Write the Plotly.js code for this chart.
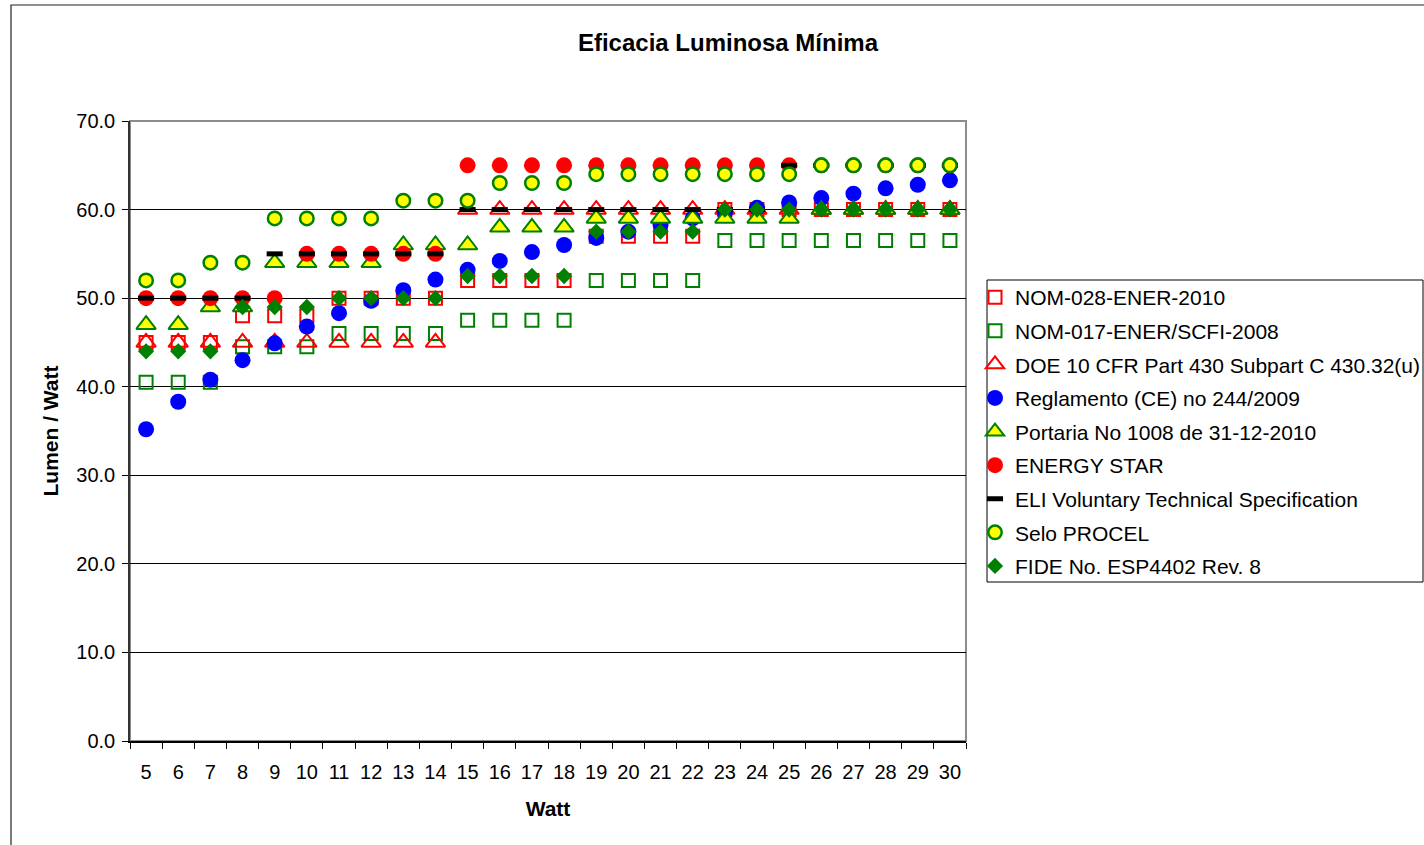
<!DOCTYPE html>
<html>
<head>
<meta charset="utf-8">
<script src="https://cdn.plot.ly/plotly-3.0.1.min.js"></script>
<style>html,body{margin:0;padding:0;background:#fff;}#chart{width:1424px;height:845px;}</style>
</head>
<body>
<div id="chart"></div>
<script>
const watts = ["5","6","7","8","9","10","11","12","13","14","15","16","17","18","19","20","21","22","23","24","25","26","27","28","29","30"];
const nom028 = [45,45,45,48,48,48,50,50,50,50,52,52,52,52,57,57,57,57,60,60,60,60,60,60,60,60];
const nom017 = [40.5,40.5,40.5,44.5,44.5,44.5,46,46,46,46,47.5,47.5,47.5,47.5,52,52,52,52,56.5,56.5,56.5,56.5,56.5,56.5,56.5,56.5];
const doe = [45,45,45,45,45,45,45,45,45,45,60,60,60,60,60,60,60,60,60,60,60,60,60,60,60,60];
const reglamento = [35.2,38.3,40.8,43.0,44.9,46.8,48.3,49.7,50.9,52.1,53.2,54.2,55.2,56.0,56.8,57.5,58.3,59.0,59.6,60.2,60.8,61.3,61.8,62.4,62.8,63.3];
const portaria = [47,47,49,49,54,54,54,54,56,56,56,58,58,58,59,59,59,59,59,59,59,60,60,60,60,60];
const energyStar = [50,50,50,50,50,55,55,55,55,55,65,65,65,65,65,65,65,65,65,65,65,65,65,65,65,65];
const eli = [50,50,50,50,55,55,55,55,55,55,60,60,60,60,60,60,60,60,60,60,65,65,65,65,65,65];
const selo = [52,52,54,54,59,59,59,59,61,61,61,63,63,63,64,64,64,64,64,64,64,65,65,65,65,65];
const fide = [44,44,44,49,49,49,50,50,50,50,52.5,52.5,52.5,52.5,57.5,57.5,57.5,57.5,60,60,60,60,60,60,60,60];

const seriesNames = [
  "NOM-028-ENER-2010",
  "NOM-017-ENER/SCFI-2008",
  "DOE 10 CFR Part 430 Subpart C 430.32(u)",
  "Reglamento (CE) no 244/2009",
  "Portaria No 1008 de 31-12-2010",
  "ENERGY STAR",
  "ELI Voluntary Technical Specification",
  "Selo PROCEL",
  "FIDE No. ESP4402 Rev. 8"
];
const seriesValues = [nom028, nom017, doe, reglamento, portaria, energyStar, eli, selo, fide];
const markers = [
  {symbol:'square-open', color:'#FF0000', size:13, line:{width:2, color:'#FF0000'}},
  {symbol:'square-open', color:'#008000', size:13, line:{width:2, color:'#008000'}},
  {symbol:'triangle-up-open', color:'#FF0000', size:17, line:{width:2, color:'#FF0000'}},
  {symbol:'circle', color:'#0000FF', size:16, line:{width:0}},
  {symbol:'triangle-up', color:'#FFFF00', size:17, line:{width:2, color:'#008000'}},
  {symbol:'circle', color:'#FF0000', size:16, line:{width:0}},
  {symbol:'line-ew', color:'#000000', size:11.5, line:{width:5, color:'#000000'}},
  {symbol:'circle', color:'#FFFF00', size:13.5, line:{width:2.5, color:'#008000'}},
  {symbol:'diamond', color:'#008000', size:12.5, line:{width:0}}
];

const traces = seriesNames.map((name, i) => ({
  type: 'scatter', mode: 'markers', name: name,
  x: watts, y: seriesValues[i], marker: markers[i],
  legendgroup: 'g' + i, cliponaxis: false, hoverinfo: 'x+y+name'
}));

const F = '"Liberation Sans", Arial, sans-serif';
const L = 130, R = 1424 - 966, T = 121, B = 845 - 741;
const PW = 1424 - L - R, PH = 845 - T - B;
const px = v => (v - L) / PW;
const py = v => (845 - B - v) / PH;

const layout = {
  width: 1424, height: 845,
  margin: {l: L, r: R, t: T, b: B, pad: 0, autoexpand: false},
  paper_bgcolor: '#fff', plot_bgcolor: '#fff',
  font: {family: F, size: 21, color: '#000'},
  title: {text: '<b>Eficacia Luminosa Mínima</b>', font: {family: F, size: 24, color: '#000'},
          x: 728/1424, xref: 'container', xanchor: 'center', y: 1 - 43/845, yref: 'container', yanchor: 'middle'},
  xaxis: {type: 'category', range: [-0.5, 25.5], tickson: 'boundaries', ticks: 'outside', ticklen: 6, tickcolor: '#000',
          showline: true, linecolor: '#000', linewidth: 1.5, showgrid: false, zeroline: false, automargin: false,
          tickfont: {family: F, size: 20}, ticklabelstandoff: 12,
          title: {text: '<b>Watt</b>', font: {family: F, size: 21}, standoff: 20}},
  yaxis: {range: [0, 70], dtick: 10, tickformat: '.1f', ticks: 'outside', ticklen: 6, tickcolor: '#000',
          showline: true, linecolor: '#333', linewidth: 1.5, showgrid: true, gridcolor: '#000', gridwidth: 1, zeroline: false, automargin: false,
          tickfont: {family: F, size: 20}, ticklabelstandoff: 3,
          title: {text: '<b>Lumen / Watt</b>', font: {family: F, size: 21}, standoff: 12}},
  showlegend: true,
  legend: {x: 975/1424, xref: 'container', y: 1 - 277/845, yref: 'container', xanchor: 'left', yanchor: 'top',
           bgcolor: 'rgba(0,0,0,0)', borderwidth: 0,
           font: {family: F, size: 21, color: '#000'}, traceorder: 'grouped', tracegroupgap: 3.3, itemclick: false},
  shapes: [
    {type: 'rect', xref: 'paper', yref: 'paper', x0: 0, x1: 1, y0: 0, y1: 1, line: {color: '#8c8c8c', width: 2}, layer: 'below'},
    {type: 'rect', xref: 'paper', yref: 'paper', x0: px(987), x1: px(1423), y0: py(582), y1: py(280), line: {color: '#000', width: 1}, fillcolor: 'rgba(0,0,0,0)'},
    {type: 'rect', xref: 'paper', yref: 'paper', x0: px(11), x1: px(1600), y0: py(1000), y1: py(5), line: {color: '#222', width: 1.2}, fillcolor: 'rgba(0,0,0,0)'}
  ]
};

Plotly.newPlot('chart', traces, layout, {displayModeBar: false});
</script>
</body>
</html>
════════════════════
Required work:
Set down the material exactly, every line of it, except for the pictures.

Answer to this exercise:
Write the Plotly.js code for this chart.
<!DOCTYPE html>
<html>
<head>
<meta charset="utf-8">
<script src="https://cdn.plot.ly/plotly-3.0.1.min.js"></script>
<style>html,body{margin:0;padding:0;background:#fff;}#chart{width:1424px;height:845px;}</style>
</head>
<body>
<div id="chart"></div>
<script>
const watts = ["5","6","7","8","9","10","11","12","13","14","15","16","17","18","19","20","21","22","23","24","25","26","27","28","29","30"];
const nom028 = [45,45,45,48,48,48,50,50,50,50,52,52,52,52,57,57,57,57,60,60,60,60,60,60,60,60];
const nom017 = [40.5,40.5,40.5,44.5,44.5,44.5,46,46,46,46,47.5,47.5,47.5,47.5,52,52,52,52,56.5,56.5,56.5,56.5,56.5,56.5,56.5,56.5];
const doe = [45,45,45,45,45,45,45,45,45,45,60,60,60,60,60,60,60,60,60,60,60,60,60,60,60,60];
const reglamento = [35.2,38.3,40.8,43.0,44.9,46.8,48.3,49.7,50.9,52.1,53.2,54.2,55.2,56.0,56.8,57.5,58.3,59.0,59.6,60.2,60.8,61.3,61.8,62.4,62.8,63.3];
const portaria = [47,47,49,49,54,54,54,54,56,56,56,58,58,58,59,59,59,59,59,59,59,60,60,60,60,60];
const energyStar = [50,50,50,50,50,55,55,55,55,55,65,65,65,65,65,65,65,65,65,65,65,65,65,65,65,65];
const eli = [50,50,50,50,55,55,55,55,55,55,60,60,60,60,60,60,60,60,60,60,65,65,65,65,65,65];
const selo = [52,52,54,54,59,59,59,59,61,61,61,63,63,63,64,64,64,64,64,64,64,65,65,65,65,65];
const fide = [44,44,44,49,49,49,50,50,50,50,52.5,52.5,52.5,52.5,57.5,57.5,57.5,57.5,60,60,60,60,60,60,60,60];

const seriesNames = [
  "NOM-028-ENER-2010",
  "NOM-017-ENER/SCFI-2008",
  "DOE 10 CFR Part 430 Subpart C 430.32(u)",
  "Reglamento (CE) no 244/2009",
  "Portaria No 1008 de 31-12-2010",
  "ENERGY STAR",
  "ELI Voluntary Technical Specification",
  "Selo PROCEL",
  "FIDE No. ESP4402 Rev. 8"
];
const seriesValues = [nom028, nom017, doe, reglamento, portaria, energyStar, eli, selo, fide];
const markers = [
  {symbol:'square-open', color:'#FF0000', size:13, line:{width:2, color:'#FF0000'}},
  {symbol:'square-open', color:'#008000', size:13, line:{width:2, color:'#008000'}},
  {symbol:'triangle-up-open', color:'#FF0000', size:17, line:{width:2, color:'#FF0000'}},
  {symbol:'circle', color:'#0000FF', size:16, line:{width:0}},
  {symbol:'triangle-up', color:'#FFFF00', size:17, line:{width:2, color:'#008000'}},
  {symbol:'circle', color:'#FF0000', size:16, line:{width:0}},
  {symbol:'line-ew', color:'#000000', size:11.5, line:{width:5, color:'#000000'}},
  {symbol:'circle', color:'#FFFF00', size:13.5, line:{width:2.5, color:'#008000'}},
  {symbol:'diamond', color:'#008000', size:12.5, line:{width:0}}
];

const traces = seriesNames.map((name, i) => ({
  type: 'scatter', mode: 'markers', name: name,
  x: watts, y: seriesValues[i], marker: markers[i],
  legendgroup: 'g' + i, cliponaxis: false, hoverinfo: 'x+y+name'
}));

const F = '"Liberation Sans", Arial, sans-serif';
const L = 130, R = 1424 - 966, T = 121, B = 845 - 741;
const PW = 1424 - L - R, PH = 845 - T - B;
const px = v => (v - L) / PW;
const py = v => (845 - B - v) / PH;

const layout = {
  width: 1424, height: 845,
  margin: {l: L, r: R, t: T, b: B, pad: 0, autoexpand: false},
  paper_bgcolor: '#fff', plot_bgcolor: '#fff',
  font: {family: F, size: 21, color: '#000'},
  title: {text: '<b>Eficacia Luminosa Mínima</b>', font: {family: F, size: 24, color: '#000'},
          x: 728/1424, xref: 'container', xanchor: 'center', y: 1 - 43/845, yref: 'container', yanchor: 'middle'},
  xaxis: {type: 'category', range: [-0.5, 25.5], tickson: 'boundaries', ticks: 'outside', ticklen: 6, tickcolor: '#000',
          showline: true, linecolor: '#000', linewidth: 1.5, showgrid: false, zeroline: false, automargin: false,
          tickfont: {family: F, size: 20}, ticklabelstandoff: 12,
          title: {text: '<b>Watt</b>', font: {family: F, size: 21}, standoff: 20}},
  yaxis: {range: [0, 70], dtick: 10, tickformat: '.1f', ticks: 'outside', ticklen: 6, tickcolor: '#000',
          showline: true, linecolor: '#333', linewidth: 1.5, showgrid: true, gridcolor: '#000', gridwidth: 1, zeroline: false, automargin: false,
          tickfont: {family: F, size: 20}, ticklabelstandoff: 3,
          title: {text: '<b>Lumen / Watt</b>', font: {family: F, size: 21}, standoff: 12}},
  showlegend: true,
  legend: {x: 975/1424, xref: 'container', y: 1 - 277/845, yref: 'container', xanchor: 'left', yanchor: 'top',
           bgcolor: 'rgba(0,0,0,0)', borderwidth: 0,
           font: {family: F, size: 21, color: '#000'}, traceorder: 'grouped', tracegroupgap: 3.3, itemclick: false},
  shapes: [
    {type: 'rect', xref: 'paper', yref: 'paper', x0: 0, x1: 1, y0: 0, y1: 1, line: {color: '#8c8c8c', width: 2}, layer: 'below'},
    {type: 'rect', xref: 'paper', yref: 'paper', x0: px(987), x1: px(1423), y0: py(582), y1: py(280), line: {color: '#000', width: 1}, fillcolor: 'rgba(0,0,0,0)'},
    {type: 'rect', xref: 'paper', yref: 'paper', x0: px(11), x1: px(1600), y0: py(1000), y1: py(5), line: {color: '#222', width: 1.2}, fillcolor: 'rgba(0,0,0,0)'}
  ]
};

Plotly.newPlot('chart', traces, layout, {displayModeBar: false});
</script>
</body>
</html>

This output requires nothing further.